GIVEN EXERCISE.
Quote the listing below in its entirety, omitting every image.

%%

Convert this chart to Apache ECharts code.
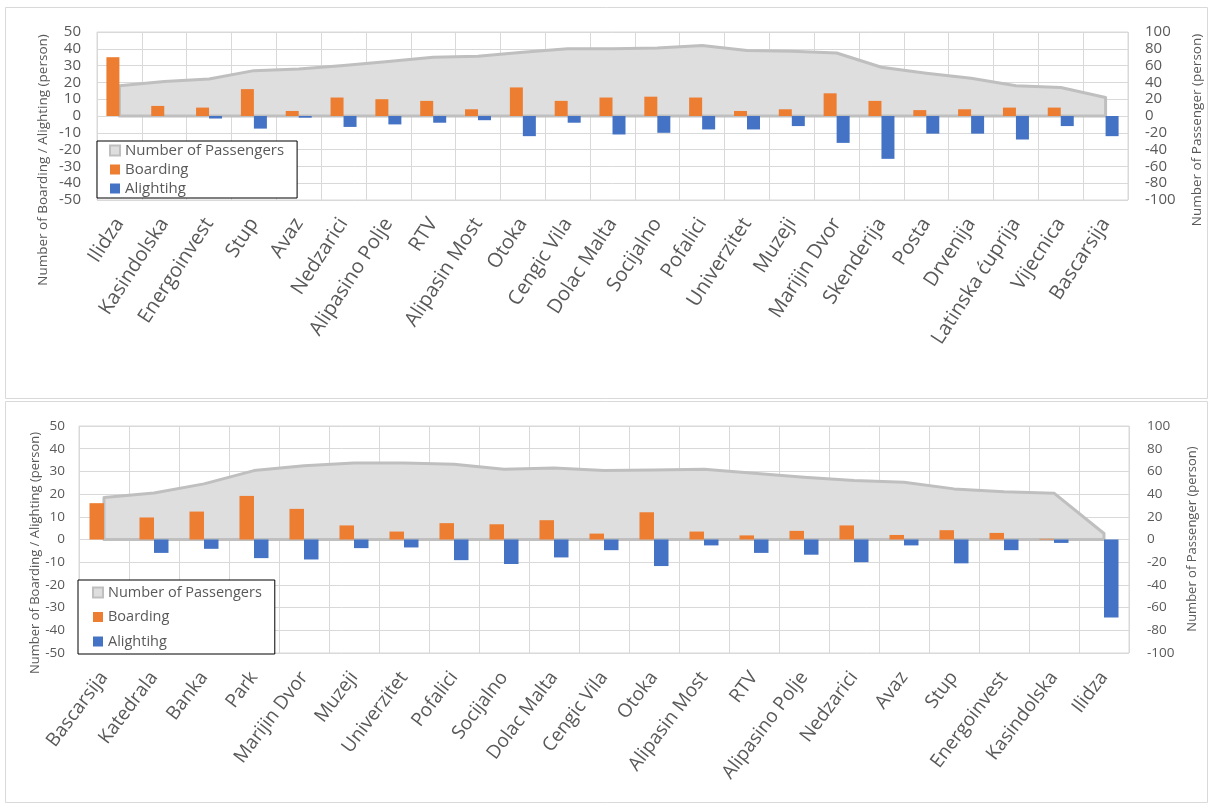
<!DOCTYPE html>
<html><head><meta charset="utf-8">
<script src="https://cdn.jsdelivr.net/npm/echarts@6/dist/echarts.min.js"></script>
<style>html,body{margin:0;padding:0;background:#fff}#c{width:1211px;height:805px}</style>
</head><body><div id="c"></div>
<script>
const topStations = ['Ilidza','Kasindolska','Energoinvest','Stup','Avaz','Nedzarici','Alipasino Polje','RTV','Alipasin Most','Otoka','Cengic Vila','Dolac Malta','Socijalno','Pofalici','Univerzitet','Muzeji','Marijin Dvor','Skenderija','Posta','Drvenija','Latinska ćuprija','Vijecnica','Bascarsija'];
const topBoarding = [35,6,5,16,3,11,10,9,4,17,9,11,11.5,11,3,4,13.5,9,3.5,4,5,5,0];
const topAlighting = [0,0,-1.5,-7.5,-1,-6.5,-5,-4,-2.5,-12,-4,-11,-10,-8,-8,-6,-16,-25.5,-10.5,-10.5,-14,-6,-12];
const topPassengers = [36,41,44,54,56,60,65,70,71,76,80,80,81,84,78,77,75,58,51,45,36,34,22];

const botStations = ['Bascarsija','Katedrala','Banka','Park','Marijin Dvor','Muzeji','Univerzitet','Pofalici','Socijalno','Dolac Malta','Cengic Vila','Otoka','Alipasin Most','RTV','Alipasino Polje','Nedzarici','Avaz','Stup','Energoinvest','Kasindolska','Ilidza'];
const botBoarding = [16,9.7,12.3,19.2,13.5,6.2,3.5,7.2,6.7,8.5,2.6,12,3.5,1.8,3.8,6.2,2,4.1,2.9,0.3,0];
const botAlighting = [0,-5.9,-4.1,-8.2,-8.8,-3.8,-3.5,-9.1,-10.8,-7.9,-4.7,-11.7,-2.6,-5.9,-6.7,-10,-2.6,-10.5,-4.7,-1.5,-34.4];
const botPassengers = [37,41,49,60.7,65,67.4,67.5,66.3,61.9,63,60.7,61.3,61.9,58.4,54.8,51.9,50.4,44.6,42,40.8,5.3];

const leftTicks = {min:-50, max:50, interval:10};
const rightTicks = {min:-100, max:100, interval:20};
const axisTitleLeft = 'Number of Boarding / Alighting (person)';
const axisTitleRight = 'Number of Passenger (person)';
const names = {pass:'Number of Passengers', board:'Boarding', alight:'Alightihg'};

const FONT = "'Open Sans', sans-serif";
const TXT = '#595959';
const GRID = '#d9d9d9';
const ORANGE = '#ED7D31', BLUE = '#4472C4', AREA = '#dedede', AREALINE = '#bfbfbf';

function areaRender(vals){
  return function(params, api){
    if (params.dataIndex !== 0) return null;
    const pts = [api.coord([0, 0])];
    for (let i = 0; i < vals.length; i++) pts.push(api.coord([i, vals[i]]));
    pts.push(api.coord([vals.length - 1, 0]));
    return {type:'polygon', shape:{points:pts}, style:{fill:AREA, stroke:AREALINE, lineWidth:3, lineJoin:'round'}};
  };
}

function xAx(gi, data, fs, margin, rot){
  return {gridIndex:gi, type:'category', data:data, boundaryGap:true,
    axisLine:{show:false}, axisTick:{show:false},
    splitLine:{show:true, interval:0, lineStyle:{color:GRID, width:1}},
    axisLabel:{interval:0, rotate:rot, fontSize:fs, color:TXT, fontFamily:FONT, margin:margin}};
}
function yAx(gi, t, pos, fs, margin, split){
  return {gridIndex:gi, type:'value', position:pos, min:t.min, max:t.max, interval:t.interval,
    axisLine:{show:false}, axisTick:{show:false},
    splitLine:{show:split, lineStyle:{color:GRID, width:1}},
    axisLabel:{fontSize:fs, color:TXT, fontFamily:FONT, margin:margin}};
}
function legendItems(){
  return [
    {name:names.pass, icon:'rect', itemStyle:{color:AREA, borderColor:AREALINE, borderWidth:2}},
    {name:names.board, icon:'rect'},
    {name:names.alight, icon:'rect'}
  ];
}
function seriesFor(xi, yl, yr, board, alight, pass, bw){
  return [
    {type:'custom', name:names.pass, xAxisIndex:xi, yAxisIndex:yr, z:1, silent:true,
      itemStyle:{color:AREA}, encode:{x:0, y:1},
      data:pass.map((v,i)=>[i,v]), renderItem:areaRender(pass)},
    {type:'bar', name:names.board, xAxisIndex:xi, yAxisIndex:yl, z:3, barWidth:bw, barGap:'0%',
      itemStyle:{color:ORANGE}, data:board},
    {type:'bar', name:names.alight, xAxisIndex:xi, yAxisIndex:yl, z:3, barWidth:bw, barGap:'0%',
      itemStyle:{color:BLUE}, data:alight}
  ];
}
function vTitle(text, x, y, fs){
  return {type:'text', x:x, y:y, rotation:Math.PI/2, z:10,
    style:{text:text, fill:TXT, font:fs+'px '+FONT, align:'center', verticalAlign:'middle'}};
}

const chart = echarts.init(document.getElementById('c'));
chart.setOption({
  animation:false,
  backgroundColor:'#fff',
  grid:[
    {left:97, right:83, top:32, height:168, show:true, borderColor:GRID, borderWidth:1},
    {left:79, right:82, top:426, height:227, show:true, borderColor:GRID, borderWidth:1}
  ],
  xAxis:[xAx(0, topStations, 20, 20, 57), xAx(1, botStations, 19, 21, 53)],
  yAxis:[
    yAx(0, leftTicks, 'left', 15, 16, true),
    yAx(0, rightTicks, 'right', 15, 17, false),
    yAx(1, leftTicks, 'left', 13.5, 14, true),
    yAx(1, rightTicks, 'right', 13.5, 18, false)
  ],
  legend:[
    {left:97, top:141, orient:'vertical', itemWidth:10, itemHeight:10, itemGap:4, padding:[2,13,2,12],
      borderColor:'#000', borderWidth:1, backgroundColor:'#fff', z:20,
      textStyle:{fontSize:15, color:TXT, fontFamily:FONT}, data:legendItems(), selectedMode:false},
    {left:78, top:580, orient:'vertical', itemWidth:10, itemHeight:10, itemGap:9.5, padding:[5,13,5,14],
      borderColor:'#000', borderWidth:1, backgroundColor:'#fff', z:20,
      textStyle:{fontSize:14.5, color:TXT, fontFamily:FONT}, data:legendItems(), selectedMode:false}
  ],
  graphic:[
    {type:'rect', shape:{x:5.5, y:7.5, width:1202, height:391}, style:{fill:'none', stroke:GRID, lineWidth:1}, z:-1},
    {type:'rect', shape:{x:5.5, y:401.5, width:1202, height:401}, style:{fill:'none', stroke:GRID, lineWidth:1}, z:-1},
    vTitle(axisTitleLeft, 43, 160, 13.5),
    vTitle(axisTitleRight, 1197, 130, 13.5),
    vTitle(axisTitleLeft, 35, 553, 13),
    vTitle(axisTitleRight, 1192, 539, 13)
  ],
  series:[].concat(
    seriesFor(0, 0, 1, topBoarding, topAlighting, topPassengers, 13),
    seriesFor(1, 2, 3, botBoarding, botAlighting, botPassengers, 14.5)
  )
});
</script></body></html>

%%

WRITTEN REPLY.
Convert this chart to Apache ECharts code.
<!DOCTYPE html>
<html><head><meta charset="utf-8">
<script src="https://cdn.jsdelivr.net/npm/echarts@6/dist/echarts.min.js"></script>
<style>html,body{margin:0;padding:0;background:#fff}#c{width:1211px;height:805px}</style>
</head><body><div id="c"></div>
<script>
const topStations = ['Ilidza','Kasindolska','Energoinvest','Stup','Avaz','Nedzarici','Alipasino Polje','RTV','Alipasin Most','Otoka','Cengic Vila','Dolac Malta','Socijalno','Pofalici','Univerzitet','Muzeji','Marijin Dvor','Skenderija','Posta','Drvenija','Latinska ćuprija','Vijecnica','Bascarsija'];
const topBoarding = [35,6,5,16,3,11,10,9,4,17,9,11,11.5,11,3,4,13.5,9,3.5,4,5,5,0];
const topAlighting = [0,0,-1.5,-7.5,-1,-6.5,-5,-4,-2.5,-12,-4,-11,-10,-8,-8,-6,-16,-25.5,-10.5,-10.5,-14,-6,-12];
const topPassengers = [36,41,44,54,56,60,65,70,71,76,80,80,81,84,78,77,75,58,51,45,36,34,22];

const botStations = ['Bascarsija','Katedrala','Banka','Park','Marijin Dvor','Muzeji','Univerzitet','Pofalici','Socijalno','Dolac Malta','Cengic Vila','Otoka','Alipasin Most','RTV','Alipasino Polje','Nedzarici','Avaz','Stup','Energoinvest','Kasindolska','Ilidza'];
const botBoarding = [16,9.7,12.3,19.2,13.5,6.2,3.5,7.2,6.7,8.5,2.6,12,3.5,1.8,3.8,6.2,2,4.1,2.9,0.3,0];
const botAlighting = [0,-5.9,-4.1,-8.2,-8.8,-3.8,-3.5,-9.1,-10.8,-7.9,-4.7,-11.7,-2.6,-5.9,-6.7,-10,-2.6,-10.5,-4.7,-1.5,-34.4];
const botPassengers = [37,41,49,60.7,65,67.4,67.5,66.3,61.9,63,60.7,61.3,61.9,58.4,54.8,51.9,50.4,44.6,42,40.8,5.3];

const leftTicks = {min:-50, max:50, interval:10};
const rightTicks = {min:-100, max:100, interval:20};
const axisTitleLeft = 'Number of Boarding / Alighting (person)';
const axisTitleRight = 'Number of Passenger (person)';
const names = {pass:'Number of Passengers', board:'Boarding', alight:'Alightihg'};

const FONT = "'Open Sans', sans-serif";
const TXT = '#595959';
const GRID = '#d9d9d9';
const ORANGE = '#ED7D31', BLUE = '#4472C4', AREA = '#dedede', AREALINE = '#bfbfbf';

function areaRender(vals){
  return function(params, api){
    if (params.dataIndex !== 0) return null;
    const pts = [api.coord([0, 0])];
    for (let i = 0; i < vals.length; i++) pts.push(api.coord([i, vals[i]]));
    pts.push(api.coord([vals.length - 1, 0]));
    return {type:'polygon', shape:{points:pts}, style:{fill:AREA, stroke:AREALINE, lineWidth:3, lineJoin:'round'}};
  };
}

function xAx(gi, data, fs, margin, rot){
  return {gridIndex:gi, type:'category', data:data, boundaryGap:true,
    axisLine:{show:false}, axisTick:{show:false},
    splitLine:{show:true, interval:0, lineStyle:{color:GRID, width:1}},
    axisLabel:{interval:0, rotate:rot, fontSize:fs, color:TXT, fontFamily:FONT, margin:margin}};
}
function yAx(gi, t, pos, fs, margin, split){
  return {gridIndex:gi, type:'value', position:pos, min:t.min, max:t.max, interval:t.interval,
    axisLine:{show:false}, axisTick:{show:false},
    splitLine:{show:split, lineStyle:{color:GRID, width:1}},
    axisLabel:{fontSize:fs, color:TXT, fontFamily:FONT, margin:margin}};
}
function legendItems(){
  return [
    {name:names.pass, icon:'rect', itemStyle:{color:AREA, borderColor:AREALINE, borderWidth:2}},
    {name:names.board, icon:'rect'},
    {name:names.alight, icon:'rect'}
  ];
}
function seriesFor(xi, yl, yr, board, alight, pass, bw){
  return [
    {type:'custom', name:names.pass, xAxisIndex:xi, yAxisIndex:yr, z:1, silent:true,
      itemStyle:{color:AREA}, encode:{x:0, y:1},
      data:pass.map((v,i)=>[i,v]), renderItem:areaRender(pass)},
    {type:'bar', name:names.board, xAxisIndex:xi, yAxisIndex:yl, z:3, barWidth:bw, barGap:'0%',
      itemStyle:{color:ORANGE}, data:board},
    {type:'bar', name:names.alight, xAxisIndex:xi, yAxisIndex:yl, z:3, barWidth:bw, barGap:'0%',
      itemStyle:{color:BLUE}, data:alight}
  ];
}
function vTitle(text, x, y, fs){
  return {type:'text', x:x, y:y, rotation:Math.PI/2, z:10,
    style:{text:text, fill:TXT, font:fs+'px '+FONT, align:'center', verticalAlign:'middle'}};
}

const chart = echarts.init(document.getElementById('c'));
chart.setOption({
  animation:false,
  backgroundColor:'#fff',
  grid:[
    {left:97, right:83, top:32, height:168, show:true, borderColor:GRID, borderWidth:1},
    {left:79, right:82, top:426, height:227, show:true, borderColor:GRID, borderWidth:1}
  ],
  xAxis:[xAx(0, topStations, 20, 20, 57), xAx(1, botStations, 19, 21, 53)],
  yAxis:[
    yAx(0, leftTicks, 'left', 15, 16, true),
    yAx(0, rightTicks, 'right', 15, 17, false),
    yAx(1, leftTicks, 'left', 13.5, 14, true),
    yAx(1, rightTicks, 'right', 13.5, 18, false)
  ],
  legend:[
    {left:97, top:141, orient:'vertical', itemWidth:10, itemHeight:10, itemGap:4, padding:[2,13,2,12],
      borderColor:'#000', borderWidth:1, backgroundColor:'#fff', z:20,
      textStyle:{fontSize:15, color:TXT, fontFamily:FONT}, data:legendItems(), selectedMode:false},
    {left:78, top:580, orient:'vertical', itemWidth:10, itemHeight:10, itemGap:9.5, padding:[5,13,5,14],
      borderColor:'#000', borderWidth:1, backgroundColor:'#fff', z:20,
      textStyle:{fontSize:14.5, color:TXT, fontFamily:FONT}, data:legendItems(), selectedMode:false}
  ],
  graphic:[
    {type:'rect', shape:{x:5.5, y:7.5, width:1202, height:391}, style:{fill:'none', stroke:GRID, lineWidth:1}, z:-1},
    {type:'rect', shape:{x:5.5, y:401.5, width:1202, height:401}, style:{fill:'none', stroke:GRID, lineWidth:1}, z:-1},
    vTitle(axisTitleLeft, 43, 160, 13.5),
    vTitle(axisTitleRight, 1197, 130, 13.5),
    vTitle(axisTitleLeft, 35, 553, 13),
    vTitle(axisTitleRight, 1192, 539, 13)
  ],
  series:[].concat(
    seriesFor(0, 0, 1, topBoarding, topAlighting, topPassengers, 13),
    seriesFor(1, 2, 3, botBoarding, botAlighting, botPassengers, 14.5)
  )
});
</script></body></html>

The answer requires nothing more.